The system is straight forward: when purchasing certain bottles, consumers pay a deposit, which is reimbursed once the empty bottle is returned to a retail outlet. In Germany, for example, the deposit usually ranges between €0.08 and €0.25. “One-way” plastic bottles are in the higher price range, while the deposit for reusable glass and plastic bottles usually does not exceed €0.15. The difference in price is a strategic way to encourage people to return especially these environmentally damaging plastics: indeed, having paid a higher deposit for non-reusable bottles, the consumer is particularly incentivised to bring it back once empty. Furthermore, making plastic bottles pricier is also a way to make them less attractive products to buy altogether.
Even though results differ in every country, DRS is undoubtedly a successful waste management solution and can have an overwhelmingly positive impact on waste production. They are proving to be particularly efficient in reducing littering generation, increasing bottle recycling as well as helping industries and consumers to develop a more responsible and sustainable mindset, in line with the polluter-pays principle such scheme is based on.
Countries that have a Deposit Refund Scheme (DFS). Source: Statista.
San Francisco’s Zero Waste Approach
In recent years, many US cities started implementing policies to recycle and compost more to help tackle the massive waste problem that the country is facing. At the forefront of what is now known as the “zero waste movement” is one of California’s most populous cities, San Francisco. In 2009, the city passed an ordinance requiring all residents and businesses to sort their waste into recyclables, compostables and landfill trash, making it the first American city to make composting mandatory. When one thinks of recycling, materials such as plastic and glass usually come to mind. However, organic matter can be recycled, too: yard trimmings, food scraps and other types of organic waste can be composted and turned into extremely valuable fertiliser for the soil. Waste management solutions such as this process can be highly beneficial for the environment, as it helps drastically reduce carbon emissions into the atmosphere, improve the soil’s health as well as mitigate the harsh impact of droughts on the land.
Considering that almost one third of the food produced for human consumption, nearly 1.3 billion tonnes goes to waste every year worldwide. Composting would have massive benefits and it would ultimately contribute to cutting down on the overall trash. Food waste is a big issue in Hong Kong, too. According to Feeding Hong Kong, over 3,600 tonnes of food waste are sent to landfill every day here. Introducing large-scale composting facilities such as the one in San Francisco would help divert this huge amount of food waste away from Hong Kong’s oversaturated landfills, which would then be reused to create enormous amounts of nutrient-rich fertiliser. Indeed, in the case of San Francisco, the introduction of compost, along with other waste regulation policies, financial incentives, and extensive multilingual outreach to residents and businesses, allowed the city to divert more than 80% of all discarded waste from landfills, making huge steps towards its goal to become the world’s first zero-waste.

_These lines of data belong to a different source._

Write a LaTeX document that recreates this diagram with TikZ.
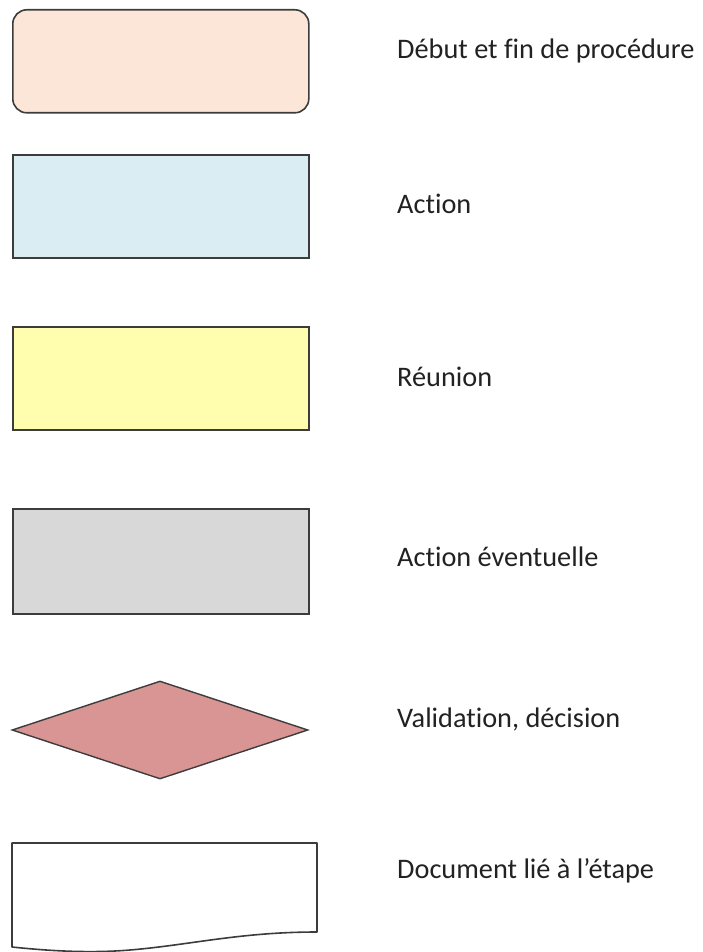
\documentclass[tikz,border=0pt]{standalone}
\usepackage{fontspec}
\setmainfont{Carlito}[Ligatures=NoCommon]
\usetikzlibrary{shapes.geometric}
\definecolor{edge}{HTML}{3C3C3C}
\definecolor{peach}{HTML}{FBE6D8}
\definecolor{lblue}{HTML}{DAEDF2}
\definecolor{lyellow}{HTML}{FFFDAE}
\definecolor{lgray}{HTML}{D8D8D8}
\definecolor{rose}{HTML}{D99594}
\definecolor{txt}{HTML}{222222}
\tikzset{
  shapebox/.style={draw=edge, line width=1.6pt, minimum width=296pt, minimum height=103pt, inner sep=0pt, anchor=north west},
  legend/.style={anchor=base west, inner sep=0pt, text=txt, font=\fontsize{28.3}{32}\selectfont},
}
\begin{document}
\begin{tikzpicture}[x=1pt,y=-1pt]
\useasboundingbox (0,0) rectangle (702,952);
\node[shapebox, fill=peach, rounded corners=14pt] (debut) at (12,9) {};
\node[shapebox, fill=lblue] (action) at (12,154) {};
\node[shapebox, fill=lyellow] (reunion) at (12,326) {};
\node[shapebox, fill=lgray, minimum height=105pt] (eventuelle) at (12,508) {};
\node[draw=edge, line width=1.4pt, fill=rose, diamond, inner sep=0pt, minimum width=296pt, minimum height=98pt] (decision) at (160,730) {};
\draw[draw=edge, line width=1.6pt, fill=white, line join=round]
  (12,843) -- (317,843) -- (317,932)
  .. controls (240,932) and (190,945) .. (130,950)
  .. controls (90,953.3) and (50,951) .. (12,947) -- cycle;
\coordinate (document) at (165,895);
\node[legend] (t1) at (397,59) {Début et fin de procédure};
\node[legend] (t2) at (397,213) {Action};
\node[legend] (t3) at (397,386) {Réunion};
\node[legend] (t4) at (397,566) {Action éventuelle};
\node[legend] (t5) at (397,727) {Validation, décision};
\node[legend] (t6) at (397,878) {Document lié à l’étape};
\end{tikzpicture}
\end{document}
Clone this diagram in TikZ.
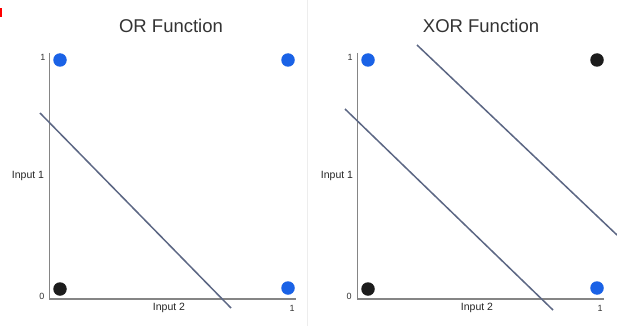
\documentclass[tikz,border=0pt]{standalone}
\usepackage{fontspec}
\setmainfont{Liberation Sans}
\definecolor{dotblue}{HTML}{1A62E6}
\definecolor{dotblack}{HTML}{1C1C1C}
\definecolor{axisgray}{HTML}{858585}
\definecolor{sepline}{HTML}{5C6784}
\definecolor{panelsep}{HTML}{EDEDED}
\tikzset{
  axisline/.style={draw=axisgray, line width=1.8pt},
  sepl/.style={draw=sepline, line width=1.5pt},
  bluedot/.style={circle, fill=dotblue, inner sep=0pt, minimum size=13.5pt},
  blackdot/.style={circle, fill=dotblack, inner sep=0pt, minimum size=13.5pt},
  titletxt/.style={inner sep=0pt, text=black!80, font=\fontsize{18.5}{20}\selectfont},
  axtxt/.style={inner sep=0pt, text=black!85, font=\fontsize{10.5}{12}\selectfont},
  ticktxt/.style={inner sep=0pt, text=black!80, font=\fontsize{9}{10}\selectfont}
}
\begin{document}
\begin{tikzpicture}[x=1pt,y=-1pt]
\useasboundingbox (0,0) rectangle (617,326);
\fill[white] (0,0) rectangle (617,326);
\fill[red] (0,8) rectangle (2,17);
\draw[panelsep, line width=1pt] (307.5,0) -- (307.5,326);

% ---------- OR panel ----------
\node[titletxt] (t1) at (171,26) {OR Function};
\coordinate (a1top) at (49.5,53);
\coordinate (a1org) at (49.5,299);
\coordinate (a1end) at (296,299);
\draw[axisline] (a1top) -- (a1org) -- (a1end);
\node[ticktxt] (o1y1) at (43,57) {1};
\node[ticktxt] (o1y0) at (42,296) {0};
\node[axtxt] (o1in1) at (28,176) {Input 1};
\node[axtxt] (o1in2) at (169,308) {Input 2};
\node[ticktxt] (o1x1) at (292,308) {1};
\node[bluedot] (or01) at (60,60) {};
\node[bluedot] (or11) at (288,60) {};
\node[blackdot] (or00) at (60,289) {};
\node[bluedot] (or10) at (288,288) {};
\coordinate (l1s) at (40,113);
\coordinate (l1e) at (231,308);
\draw[sepl] (l1s) -- (l1e);

% ---------- XOR panel ----------
\node[titletxt] (t2) at (481,26) {XOR Function};
\coordinate (a2top) at (357.5,53);
\coordinate (a2org) at (357.5,299);
\coordinate (a2end) at (604,299);
\draw[axisline] (a2top) -- (a2org) -- (a2end);
\node[ticktxt] (x1y1) at (350,57) {1};
\node[ticktxt] (x1y0) at (349,296) {0};
\node[axtxt] (x1in1) at (337,176) {Input 1};
\node[axtxt] (x1in2) at (477,308) {Input 2};
\node[ticktxt] (x1x1) at (600,308) {1};
\node[bluedot] (xr01) at (368,60) {};
\node[blackdot] (xr11) at (597,60) {};
\node[blackdot] (xr00) at (368,289) {};
\node[bluedot] (xr10) at (597,288) {};
\coordinate (l2s) at (345,109);
\coordinate (l2e) at (553,310);
\draw[sepl] (l2s) -- (l2e);
\coordinate (l3s) at (417,45);
\coordinate (l3e) at (617,235);
\draw[sepl] (l3s) -- (l3e);
\end{tikzpicture}
\end{document}
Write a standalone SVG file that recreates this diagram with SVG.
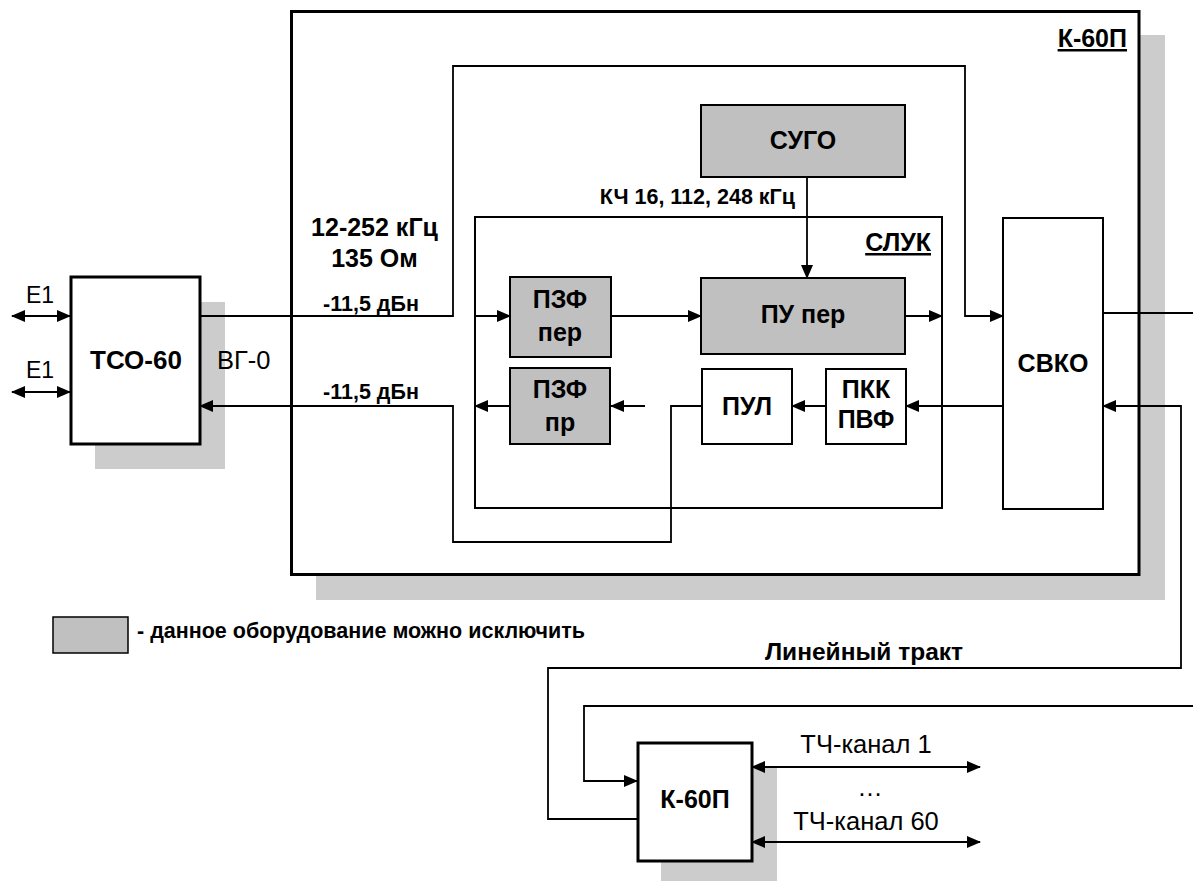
<svg xmlns="http://www.w3.org/2000/svg" width="1193" height="881" viewBox="0 0 1193 881">
<defs>
<marker id="ah" markerUnits="userSpaceOnUse" markerWidth="14" markerHeight="12" refX="13" refY="6" orient="auto-start-reverse" viewBox="0 0 14 12"><path d="M0,0 L14,6 L0,12 z" fill="#000"/></marker>
<style>
.box{fill:#fff;stroke:#000;stroke-width:2}
.gbox{fill:#c0c0c0;stroke:#000;stroke-width:2}
.thick{fill:#fff;stroke:#000;stroke-width:3}
.sh{fill:#cccccc}
.ln{fill:none;stroke:#000;stroke-width:1.8}
.arr{marker-end:url(#ah)}
.dbl{marker-start:url(#ah);marker-end:url(#ah)}
text{font-family:"Liberation Sans",Arial,sans-serif;fill:#000}
.b{font-weight:bold;font-size:25px}
.s{font-weight:bold;font-size:21.5px}
.r{font-size:25.5px}
.m{text-anchor:middle}
.e{text-anchor:end}
.u{text-decoration:underline}
</style>
</defs>
<rect width="1193" height="881" fill="#fff"/>

<g id="k60p-main">
<rect class="sh" x="316" y="35" width="849" height="565"/>
<rect class="thick" x="291.5" y="11.5" width="847.5" height="563"/>
<text class="b e u" x="1127" y="47">К-60П</text>
</g>

<g id="tso60">
<rect class="sh" x="95" y="302" width="130" height="167"/>
<rect class="thick" x="71" y="277" width="129" height="167"/>
<text class="b m" x="136" y="369" style="font-size:26px">ТСО-60</text>
</g>

<g id="k60p-remote">
<rect class="sh" x="661" y="767" width="116" height="120"/>
<rect class="thick" x="638" y="743" width="114" height="118"/>
<text class="b m" x="695" y="808">К-60П</text>
</g>

<g id="sugo">
<rect class="gbox" x="701" y="105" width="204" height="72"/>
<text class="b m" x="803" y="149">СУГО</text>
</g>

<g id="sluk">
<rect class="box" x="475" y="217" width="467" height="291" fill="none"/>
<text class="b e u" x="931" y="251">СЛУК</text>
</g>

<g id="pzf-per">
<rect class="gbox" x="510" y="277" width="101" height="80"/>
<text class="b m" x="560" y="308">ПЗФ</text>
<text class="b m" x="560" y="341">пер</text>
</g>

<g id="pu-per">
<rect class="gbox" x="701" y="278" width="204" height="76"/>
<text class="b m" x="803" y="323">ПУ пер</text>
</g>

<g id="pzf-pr">
<rect class="gbox" x="510" y="368" width="100" height="76"/>
<text class="b m" x="560" y="398">ПЗФ</text>
<text class="b m" x="560" y="431">пр</text>
</g>

<g id="pul">
<rect class="box" x="702" y="369" width="90" height="75"/>
<text class="b m" x="747" y="415">ПУЛ</text>
</g>

<g id="pkk-pvf">
<rect class="box" x="826" y="369" width="80" height="75"/>
<text class="b m" x="866" y="398">ПКК</text>
<text class="b m" x="866" y="428">ПВФ</text>
</g>

<g id="svko">
<rect class="box" x="1003" y="218" width="100" height="291"/>
<text class="b m" x="1053" y="372">СВКО</text>
</g>

<g id="legend">
<rect x="53" y="617" width="75" height="36" fill="#c0c0c0" stroke="#000" stroke-width="1.5"/>
<text class="s" x="137" y="638">- данное оборудование можно исключить</text>
</g>

<g id="connectors">
<path class="ln dbl" d="M12,316 H70"/>
<path class="ln dbl" d="M12,392 H70"/>
<path class="ln arr" d="M200,316 H453 V66 H965 V316 H1003"/>
<path class="ln arr" d="M702,406 H671 V542 H453 V406 H200"/>
<path class="ln arr" d="M807,177 V278"/>
<path class="ln arr" d="M475,316 H510"/>
<path class="ln arr" d="M611,316 H701"/>
<path class="ln arr" d="M905,316 H942"/>
<path class="ln arr" d="M1003,406 H906"/>
<path class="ln arr" d="M826,406 H792"/>
<path class="ln arr" d="M645,406 H611"/>
<path class="ln arr" d="M510,406 H475"/>
<path class="ln" d="M1103,313 H1193"/>
<path class="ln arr" d="M637,819 H548 V668 H1181 V406 H1103"/>
<path class="ln arr" d="M1193,706 H584 V781 H637"/>
<path class="ln dbl" d="M752,767 H980"/>
<path class="ln dbl" d="M752,842 H980"/>
</g>

<g id="labels">
<text class="r m" x="40" y="303" style="font-size:23px">E1</text>
<text class="r m" x="40" y="378" style="font-size:23px">E1</text>
<text class="r" x="217" y="369">ВГ-0</text>
<text class="b m" x="374.5" y="236">12-252 кГц</text>
<text class="b m" x="374.5" y="267">135 Ом</text>
<text class="s m" x="371" y="311">-11,5 дБн</text>
<text class="s m" x="371" y="399">-11,5 дБн</text>
<text class="s e" x="795" y="204">КЧ 16, 112, 248 кГц</text>
<text class="b m" x="864" y="660" style="font-size:24.5px">Линейный тракт</text>
<text class="r m" x="866" y="753">ТЧ-канал 1</text>
<text class="r m" x="870" y="796">…</text>
<text class="r m" x="866" y="830">ТЧ-канал 60</text>
</g>
</svg>
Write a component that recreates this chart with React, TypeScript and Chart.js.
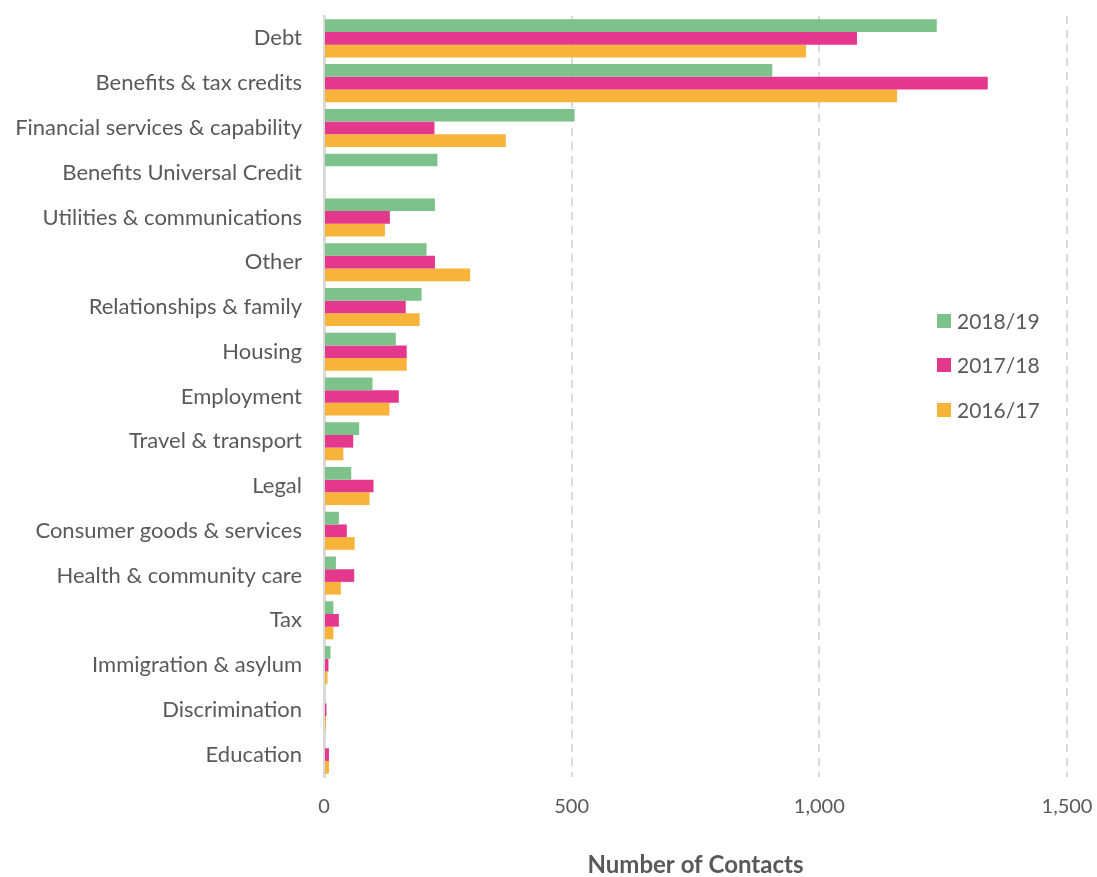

Cutting out the use of single-use plastics, regulating the disposal of bottles, incentivising waste sorting and promoting compost are all great approaches to waste management solutions. However, for the waste problem there is no silver bullet. That is why it is of utmost importance that, according to its own resources and needs, each country starts taking action to solve the huge problem that waste is for the environment. Nations must find the right approach and must consequently implement policies to reduce the amount of trash produced and efficiently deal with its management.